Many Christian Facebook groups have banned Christian memes and for good reason. One reason is due to the sheer volume of them- people don’t want a feed of eternal Christian memes (someone will probably make a Facebook page named that). Another reason is that a great number of memes sow discord rather than bring godly edification.
God Hates Discord- And We Are Not Talking About The App
A culture is developing whereby rhetoric and humor have replaced humility, sound exegesis and Berean-like investigation, and this is the crux of the issue with Christian memes. It is easy to mock or belittle a position you disagree with. It is harder to justify your own position convincingly from scripture with meekness. A lot of these sites simply throw stones and do not add to the conversation. Ridicule is not an argument.

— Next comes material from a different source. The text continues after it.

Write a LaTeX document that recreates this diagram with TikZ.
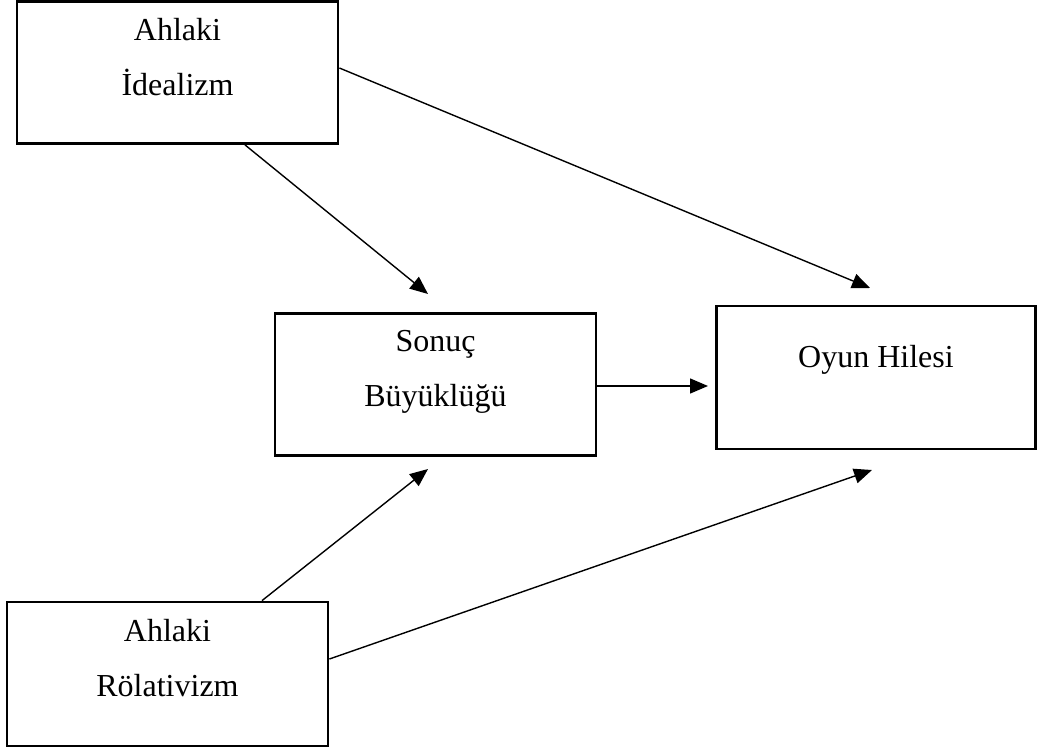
\documentclass[tikz,border=0pt]{standalone}
\usepackage{fontspec}
\setmainfont{Liberation Serif}
\usetikzlibrary{positioning,arrows.meta}

\begin{document}
\begin{tikzpicture}[x=1pt,y=-1pt,
  kutu/.style={draw,line width=2.8pt,minimum width=321pt,minimum height=142pt,inner sep=0pt},
  yazi/.style={align=center,anchor=base,font=\fontsize{32}{55}\selectfont},
  ok/.style={line width=1.4pt,-{Triangle[length=18pt,width=15pt]}}]
\useasboundingbox (0,0) rectangle (1038,749);

\node [kutu] (ideal) at (177.5,72.5) {};
\node [kutu] (sonuc) at (435.5,384.5) {};
\node [kutu, minimum width=319pt, minimum height=143pt] (oyun) at (876,377.5) {};
\node [kutu, minimum height=144pt] (rel) at (167.5,674) {};

% base of the last line
\node [yazi] (idealtxt) at ([yshift=-95.5pt]ideal.north) {Ahlaki\\İdealizm};
\node [yazi] (sonuctxt) at ([yshift=-94pt]sonuc.north) {Sonuç\\Büyüklüğü};
\node [yazi] (oyuntxt) at ([yshift=-63pt]oyun.north) {Oyun Hilesi};
\node [yazi] (reltxt) at ([yshift=-96pt]rel.north) {Ahlaki\\Rölativizm};

\coordinate (uc1) at (428,294);
\coordinate (uc2) at (870,288);
\coordinate (uc3) at (708,386);
\coordinate (uc4) at (428,469);
\coordinate (uc5) at (872,470);

\draw [ok] ([xshift=67.5pt]ideal.south) -- (uc1);
\draw [ok] ([yshift=4.5pt]ideal.east) -- (uc2);
\draw [ok] ([yshift=-1.5pt]sonuc.east) -- (uc3);
\draw [ok] ([xshift=94.5pt]rel.north) -- (uc4);
\draw [ok] ([yshift=15pt]rel.east) -- (uc5);

\end{tikzpicture}
\end{document}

I have noticed and indeed experienced, that when a meme thread is challenged the usual retort is “it’s just a joke”, “you must be fun at parties”, and “this is not a church and we are not your pastors”. But is it really a joke to mock other Christian believers who differ with you on secondary issues?
I see that Paul the Apostle’s love for his fellow Christian was so endearing that he would never eat meat again if it caused them to stumble (1 Corinthians 8:13). I see commands to “strive to keep the unity in the bond of peace” (Ephesians 4:3) and to “impart grace” to others (Ephesians 4:29).
Loving People Is Hard
Are memes a good way to respond to the doctrine you disagree with? No, an open Bible and face-to-face conversation would be the biblical framework. Can I encourage you to love people enough to take the effort to open a Bible and labor over the Word together? This will have a far greater impact than sharing a meme.
And before you shout “false dichotomy”, examine whether the length of time that you spend sitting down with someone to explain a difference in doctrine is proportionate to the number of memes you share.
So ya, there is a problem with meme culture.